▶ _WHAT IS EXPECTED_
Make an exact copy of all the data.
— START OF DATASET RECORDS —
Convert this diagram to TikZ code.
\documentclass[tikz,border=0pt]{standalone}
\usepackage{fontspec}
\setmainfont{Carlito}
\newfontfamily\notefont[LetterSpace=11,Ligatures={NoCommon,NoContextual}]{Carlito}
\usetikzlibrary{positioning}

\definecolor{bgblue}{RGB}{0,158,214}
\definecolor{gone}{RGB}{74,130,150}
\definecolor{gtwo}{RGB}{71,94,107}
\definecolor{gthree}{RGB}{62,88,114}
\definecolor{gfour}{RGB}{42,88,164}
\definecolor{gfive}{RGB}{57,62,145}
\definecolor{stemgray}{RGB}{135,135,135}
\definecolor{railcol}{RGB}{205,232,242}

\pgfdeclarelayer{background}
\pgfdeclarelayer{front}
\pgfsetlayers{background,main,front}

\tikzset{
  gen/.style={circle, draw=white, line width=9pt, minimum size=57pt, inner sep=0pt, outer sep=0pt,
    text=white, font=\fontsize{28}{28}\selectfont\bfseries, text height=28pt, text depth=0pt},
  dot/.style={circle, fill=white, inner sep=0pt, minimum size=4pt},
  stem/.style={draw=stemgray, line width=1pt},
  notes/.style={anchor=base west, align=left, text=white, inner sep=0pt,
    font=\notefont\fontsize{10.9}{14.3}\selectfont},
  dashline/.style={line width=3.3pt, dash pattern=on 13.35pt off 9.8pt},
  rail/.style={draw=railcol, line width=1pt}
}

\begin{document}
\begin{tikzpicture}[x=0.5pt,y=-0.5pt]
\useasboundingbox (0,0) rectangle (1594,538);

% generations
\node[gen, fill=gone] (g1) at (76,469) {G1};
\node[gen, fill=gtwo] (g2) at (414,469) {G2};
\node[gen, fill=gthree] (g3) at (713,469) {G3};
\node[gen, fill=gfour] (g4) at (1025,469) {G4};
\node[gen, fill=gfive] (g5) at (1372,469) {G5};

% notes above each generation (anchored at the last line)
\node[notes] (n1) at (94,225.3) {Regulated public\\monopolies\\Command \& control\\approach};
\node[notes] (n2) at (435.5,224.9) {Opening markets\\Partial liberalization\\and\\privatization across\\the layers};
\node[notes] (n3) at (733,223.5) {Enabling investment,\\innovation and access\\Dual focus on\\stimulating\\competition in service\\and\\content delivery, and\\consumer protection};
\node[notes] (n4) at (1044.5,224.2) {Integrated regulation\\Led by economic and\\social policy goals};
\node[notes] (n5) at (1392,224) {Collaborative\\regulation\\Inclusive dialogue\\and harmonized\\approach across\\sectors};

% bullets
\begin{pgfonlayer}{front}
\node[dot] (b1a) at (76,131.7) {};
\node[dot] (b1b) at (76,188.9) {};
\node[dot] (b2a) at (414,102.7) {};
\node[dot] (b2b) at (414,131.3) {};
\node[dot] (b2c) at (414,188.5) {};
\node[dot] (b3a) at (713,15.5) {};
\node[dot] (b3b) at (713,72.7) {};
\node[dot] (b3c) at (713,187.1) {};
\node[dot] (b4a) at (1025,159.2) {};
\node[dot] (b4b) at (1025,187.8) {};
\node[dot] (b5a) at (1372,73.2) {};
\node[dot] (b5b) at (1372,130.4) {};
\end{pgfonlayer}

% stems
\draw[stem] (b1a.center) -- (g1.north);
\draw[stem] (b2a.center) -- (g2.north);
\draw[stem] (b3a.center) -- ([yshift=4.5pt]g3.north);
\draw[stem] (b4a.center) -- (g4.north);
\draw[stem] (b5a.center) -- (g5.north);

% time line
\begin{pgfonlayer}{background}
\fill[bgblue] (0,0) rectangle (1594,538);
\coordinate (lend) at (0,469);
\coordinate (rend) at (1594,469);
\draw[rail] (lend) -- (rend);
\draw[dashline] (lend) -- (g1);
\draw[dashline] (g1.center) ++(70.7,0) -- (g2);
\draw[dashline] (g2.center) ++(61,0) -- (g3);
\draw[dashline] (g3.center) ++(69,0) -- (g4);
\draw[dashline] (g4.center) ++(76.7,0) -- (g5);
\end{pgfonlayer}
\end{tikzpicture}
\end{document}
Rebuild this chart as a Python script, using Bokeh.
— END OF DATASET RECORDS —
▶ _IN RESPONSE_
Convert this diagram to TikZ code.
\documentclass[tikz,border=0pt]{standalone}
\usepackage{fontspec}
\setmainfont{Carlito}
\newfontfamily\notefont[LetterSpace=11,Ligatures={NoCommon,NoContextual}]{Carlito}
\usetikzlibrary{positioning}

\definecolor{bgblue}{RGB}{0,158,214}
\definecolor{gone}{RGB}{74,130,150}
\definecolor{gtwo}{RGB}{71,94,107}
\definecolor{gthree}{RGB}{62,88,114}
\definecolor{gfour}{RGB}{42,88,164}
\definecolor{gfive}{RGB}{57,62,145}
\definecolor{stemgray}{RGB}{135,135,135}
\definecolor{railcol}{RGB}{205,232,242}

\pgfdeclarelayer{background}
\pgfdeclarelayer{front}
\pgfsetlayers{background,main,front}

\tikzset{
  gen/.style={circle, draw=white, line width=9pt, minimum size=57pt, inner sep=0pt, outer sep=0pt,
    text=white, font=\fontsize{28}{28}\selectfont\bfseries, text height=28pt, text depth=0pt},
  dot/.style={circle, fill=white, inner sep=0pt, minimum size=4pt},
  stem/.style={draw=stemgray, line width=1pt},
  notes/.style={anchor=base west, align=left, text=white, inner sep=0pt,
    font=\notefont\fontsize{10.9}{14.3}\selectfont},
  dashline/.style={line width=3.3pt, dash pattern=on 13.35pt off 9.8pt},
  rail/.style={draw=railcol, line width=1pt}
}

\begin{document}
\begin{tikzpicture}[x=0.5pt,y=-0.5pt]
\useasboundingbox (0,0) rectangle (1594,538);

% generations
\node[gen, fill=gone] (g1) at (76,469) {G1};
\node[gen, fill=gtwo] (g2) at (414,469) {G2};
\node[gen, fill=gthree] (g3) at (713,469) {G3};
\node[gen, fill=gfour] (g4) at (1025,469) {G4};
\node[gen, fill=gfive] (g5) at (1372,469) {G5};

% notes above each generation (anchored at the last line)
\node[notes] (n1) at (94,225.3) {Regulated public\\monopolies\\Command \& control\\approach};
\node[notes] (n2) at (435.5,224.9) {Opening markets\\Partial liberalization\\and\\privatization across\\the layers};
\node[notes] (n3) at (733,223.5) {Enabling investment,\\innovation and access\\Dual focus on\\stimulating\\competition in service\\and\\content delivery, and\\consumer protection};
\node[notes] (n4) at (1044.5,224.2) {Integrated regulation\\Led by economic and\\social policy goals};
\node[notes] (n5) at (1392,224) {Collaborative\\regulation\\Inclusive dialogue\\and harmonized\\approach across\\sectors};

% bullets
\begin{pgfonlayer}{front}
\node[dot] (b1a) at (76,131.7) {};
\node[dot] (b1b) at (76,188.9) {};
\node[dot] (b2a) at (414,102.7) {};
\node[dot] (b2b) at (414,131.3) {};
\node[dot] (b2c) at (414,188.5) {};
\node[dot] (b3a) at (713,15.5) {};
\node[dot] (b3b) at (713,72.7) {};
\node[dot] (b3c) at (713,187.1) {};
\node[dot] (b4a) at (1025,159.2) {};
\node[dot] (b4b) at (1025,187.8) {};
\node[dot] (b5a) at (1372,73.2) {};
\node[dot] (b5b) at (1372,130.4) {};
\end{pgfonlayer}

% stems
\draw[stem] (b1a.center) -- (g1.north);
\draw[stem] (b2a.center) -- (g2.north);
\draw[stem] (b3a.center) -- ([yshift=4.5pt]g3.north);
\draw[stem] (b4a.center) -- (g4.north);
\draw[stem] (b5a.center) -- (g5.north);

% time line
\begin{pgfonlayer}{background}
\fill[bgblue] (0,0) rectangle (1594,538);
\coordinate (lend) at (0,469);
\coordinate (rend) at (1594,469);
\draw[rail] (lend) -- (rend);
\draw[dashline] (lend) -- (g1);
\draw[dashline] (g1.center) ++(70.7,0) -- (g2);
\draw[dashline] (g2.center) ++(61,0) -- (g3);
\draw[dashline] (g3.center) ++(69,0) -- (g4);
\draw[dashline] (g4.center) ++(76.7,0) -- (g5);
\end{pgfonlayer}
\end{tikzpicture}
\end{document}
Rebuild this chart as a Python script, using Bokeh.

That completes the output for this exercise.